--- begin ---

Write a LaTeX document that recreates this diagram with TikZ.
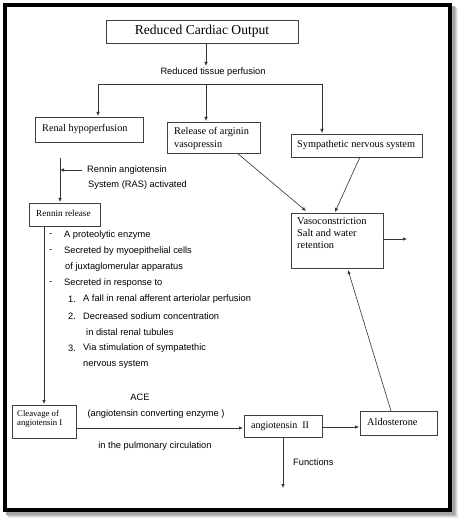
\documentclass[tikz,border=0pt]{standalone}
\usepackage{fontspec}
\setmainfont{Liberation Serif}
\setsansfont{Liberation Sans}
\usetikzlibrary{arrows.meta}
\begin{document}
\begin{tikzpicture}[x=1pt,y=-1pt,
  box/.style={draw=black!75,line width=0.6pt,fill=white,inner sep=0pt},
  lbl/.style={font=\sffamily\fontsize{9.3}{10}\selectfont,inner sep=0pt,anchor=west},
  conn/.style={draw=black!80,line width=0.6pt},
  arr/.style={conn,-{Latex[length=4pt,width=3.5pt]}}]
\useasboundingbox (0,0) rectangle (461,521);
\fill[white] (0,0) rectangle (461,521);
% frame shadow
\foreach \o/\c in {6/black!8,5/black!15,4/black!25,3/black!35}
  \draw[line width=4pt,\c] (5+\o,5+\o) rectangle (450+\o,510+\o);
\fill[white] (7,7) rectangle (448,508);
\draw[line width=4pt,black] (5,5) rectangle (450,510);

% boxes
\node[box,minimum width=192pt,minimum height=23pt,font=\fontsize{13.6}{14}\selectfont] (rco) at (202,31.5) {Reduced Cardiac Output};
\node[font=\sffamily\fontsize{9.3}{10}\selectfont,inner sep=0pt] (rtp) at (213,72) {Reduced tissue perfusion};
\draw[box] (35,117) rectangle (143,142);
\node[anchor=west,inner sep=0pt,font=\fontsize{10.2}{11}\selectfont] (renal) at (42,129) {Renal hypoperfusion};
\coordinate (renalb) at (60,158);
\draw[box] (167,122) rectangle (260,153);
\node[anchor=north west,inner sep=0pt,align=left,font=\fontsize{10.3}{13}\selectfont] (rel) at (174,127) {Release of arginin\\vasopressin};
\draw[box] (291,134) rectangle (422,157);
\node[anchor=west,inner sep=0pt,font=\fontsize{10.3}{11}\selectfont] (sym) at (297,145) {Sympathetic nervous system};
\draw[box] (291,213) rectangle (383,268);
\node[anchor=north west,inner sep=0pt,align=left,font=\fontsize{10.4}{12}\selectfont] (vaso) at (297,217) {Vasoconstriction\\Salt and water\\retention};
\draw[box] (29,203) rectangle (100,226);
\node[anchor=west,inner sep=0pt,font=\fontsize{9.2}{10}\selectfont] (ren) at (36,213) {Rennin release};
\draw[box] (12,405) rectangle (76,438);
\node[anchor=north west,inner sep=0pt,align=left,font=\fontsize{8.7}{9}\selectfont] (clv) at (17,410) {Cleavage of\\angiotensin I};
\draw[box] (244,415) rectangle (322,437);
\node[anchor=west,inner sep=0pt,font=\fontsize{10}{10}\selectfont] (ang) at (251,426) {angiotensin\ \ II};
\draw[box] (360,411) rectangle (437,435);
\node[anchor=west,inner sep=0pt,font=\fontsize{10.3}{10}\selectfont] (ald) at (367,422) {Aldosterone};

% connectors
\draw[arr] (206,43) -- (206,66);
\draw[conn] (98,84) -- (322,84);
\draw[arr] (98,84) -- (98,116);
\draw[arr] (206,84) -- (206,121);
\draw[arr] (322,84) -- (322,133);
\draw[arr] (237,153) -- (306,211);
\draw[arr] (360,157) -- (335,212);
\draw[arr] (383,239) -- (407,239);
\draw[conn,-{Latex[length=4pt,width=3.5pt]}] (renalb) -- (60,202);
\draw[arr] (82,170) -- (60,170);
\draw[arr] (44,226) -- (44,404);
\draw[arr] (76,428) -- (243,428);
\draw[arr] (322,427) -- (359,427);
\draw[arr] (391,411) -- (348,270);
\draw[arr] (283,437) -- (283,488);

% labels
\node[lbl] (ras1) at (87,170) {Rennin angiotensin};
\node[lbl] (ras2) at (88,185) {System (RAS) activated};
\foreach \y/\t in {235/A proteolytic enzyme,251/Secreted by myoepithelial cells,283/Secreted in response to}
  {\node[lbl] at (49,\y) {-}; \node[lbl] at (64,\y) {\t};}
\node[lbl] (jux) at (65,267) {of juxtaglomerular apparatus};
\node[lbl] (n1) at (68,299) {1.}; \node[lbl] at (83,299) {A fall in renal afferent arteriolar perfusion};
\node[lbl] (n2) at (68,316) {2.}; \node[lbl] at (83,316) {Decreased sodium concentration};
\node[lbl] at (86,332) {in distal renal tubules};
\node[lbl] (n3) at (68,348) {3.}; \node[lbl] at (83,348) {Via stimulation of sympatethic};
\node[lbl] at (83,364) {nervous system};
\node[lbl,anchor=center] (ace) at (140,397) {ACE};
\node[lbl,anchor=center] (acef) at (156,414) {(angiotensin converting enzyme )};
\node[lbl,anchor=center] (pulm) at (155,446) {in the pulmonary circulation};
\node[lbl] (fun) at (293,462) {Functions};
\end{tikzpicture}
\end{document}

--- end ---

- PROMPT
Write the full listing out again with every line unchanged, but include no pictures.

- OUTPUT
Write a LaTeX document that recreates this diagram with TikZ.
\documentclass[tikz,border=0pt]{standalone}
\usepackage{fontspec}
\setmainfont{Liberation Serif}
\setsansfont{Liberation Sans}
\usetikzlibrary{arrows.meta}
\begin{document}
\begin{tikzpicture}[x=1pt,y=-1pt,
  box/.style={draw=black!75,line width=0.6pt,fill=white,inner sep=0pt},
  lbl/.style={font=\sffamily\fontsize{9.3}{10}\selectfont,inner sep=0pt,anchor=west},
  conn/.style={draw=black!80,line width=0.6pt},
  arr/.style={conn,-{Latex[length=4pt,width=3.5pt]}}]
\useasboundingbox (0,0) rectangle (461,521);
\fill[white] (0,0) rectangle (461,521);
% frame shadow
\foreach \o/\c in {6/black!8,5/black!15,4/black!25,3/black!35}
  \draw[line width=4pt,\c] (5+\o,5+\o) rectangle (450+\o,510+\o);
\fill[white] (7,7) rectangle (448,508);
\draw[line width=4pt,black] (5,5) rectangle (450,510);

% boxes
\node[box,minimum width=192pt,minimum height=23pt,font=\fontsize{13.6}{14}\selectfont] (rco) at (202,31.5) {Reduced Cardiac Output};
\node[font=\sffamily\fontsize{9.3}{10}\selectfont,inner sep=0pt] (rtp) at (213,72) {Reduced tissue perfusion};
\draw[box] (35,117) rectangle (143,142);
\node[anchor=west,inner sep=0pt,font=\fontsize{10.2}{11}\selectfont] (renal) at (42,129) {Renal hypoperfusion};
\coordinate (renalb) at (60,158);
\draw[box] (167,122) rectangle (260,153);
\node[anchor=north west,inner sep=0pt,align=left,font=\fontsize{10.3}{13}\selectfont] (rel) at (174,127) {Release of arginin\\vasopressin};
\draw[box] (291,134) rectangle (422,157);
\node[anchor=west,inner sep=0pt,font=\fontsize{10.3}{11}\selectfont] (sym) at (297,145) {Sympathetic nervous system};
\draw[box] (291,213) rectangle (383,268);
\node[anchor=north west,inner sep=0pt,align=left,font=\fontsize{10.4}{12}\selectfont] (vaso) at (297,217) {Vasoconstriction\\Salt and water\\retention};
\draw[box] (29,203) rectangle (100,226);
\node[anchor=west,inner sep=0pt,font=\fontsize{9.2}{10}\selectfont] (ren) at (36,213) {Rennin release};
\draw[box] (12,405) rectangle (76,438);
\node[anchor=north west,inner sep=0pt,align=left,font=\fontsize{8.7}{9}\selectfont] (clv) at (17,410) {Cleavage of\\angiotensin I};
\draw[box] (244,415) rectangle (322,437);
\node[anchor=west,inner sep=0pt,font=\fontsize{10}{10}\selectfont] (ang) at (251,426) {angiotensin\ \ II};
\draw[box] (360,411) rectangle (437,435);
\node[anchor=west,inner sep=0pt,font=\fontsize{10.3}{10}\selectfont] (ald) at (367,422) {Aldosterone};

% connectors
\draw[arr] (206,43) -- (206,66);
\draw[conn] (98,84) -- (322,84);
\draw[arr] (98,84) -- (98,116);
\draw[arr] (206,84) -- (206,121);
\draw[arr] (322,84) -- (322,133);
\draw[arr] (237,153) -- (306,211);
\draw[arr] (360,157) -- (335,212);
\draw[arr] (383,239) -- (407,239);
\draw[conn,-{Latex[length=4pt,width=3.5pt]}] (renalb) -- (60,202);
\draw[arr] (82,170) -- (60,170);
\draw[arr] (44,226) -- (44,404);
\draw[arr] (76,428) -- (243,428);
\draw[arr] (322,427) -- (359,427);
\draw[arr] (391,411) -- (348,270);
\draw[arr] (283,437) -- (283,488);

% labels
\node[lbl] (ras1) at (87,170) {Rennin angiotensin};
\node[lbl] (ras2) at (88,185) {System (RAS) activated};
\foreach \y/\t in {235/A proteolytic enzyme,251/Secreted by myoepithelial cells,283/Secreted in response to}
  {\node[lbl] at (49,\y) {-}; \node[lbl] at (64,\y) {\t};}
\node[lbl] (jux) at (65,267) {of juxtaglomerular apparatus};
\node[lbl] (n1) at (68,299) {1.}; \node[lbl] at (83,299) {A fall in renal afferent arteriolar perfusion};
\node[lbl] (n2) at (68,316) {2.}; \node[lbl] at (83,316) {Decreased sodium concentration};
\node[lbl] at (86,332) {in distal renal tubules};
\node[lbl] (n3) at (68,348) {3.}; \node[lbl] at (83,348) {Via stimulation of sympatethic};
\node[lbl] at (83,364) {nervous system};
\node[lbl,anchor=center] (ace) at (140,397) {ACE};
\node[lbl,anchor=center] (acef) at (156,414) {(angiotensin converting enzyme )};
\node[lbl,anchor=center] (pulm) at (155,446) {in the pulmonary circulation};
\node[lbl] (fun) at (293,462) {Functions};
\end{tikzpicture}
\end{document}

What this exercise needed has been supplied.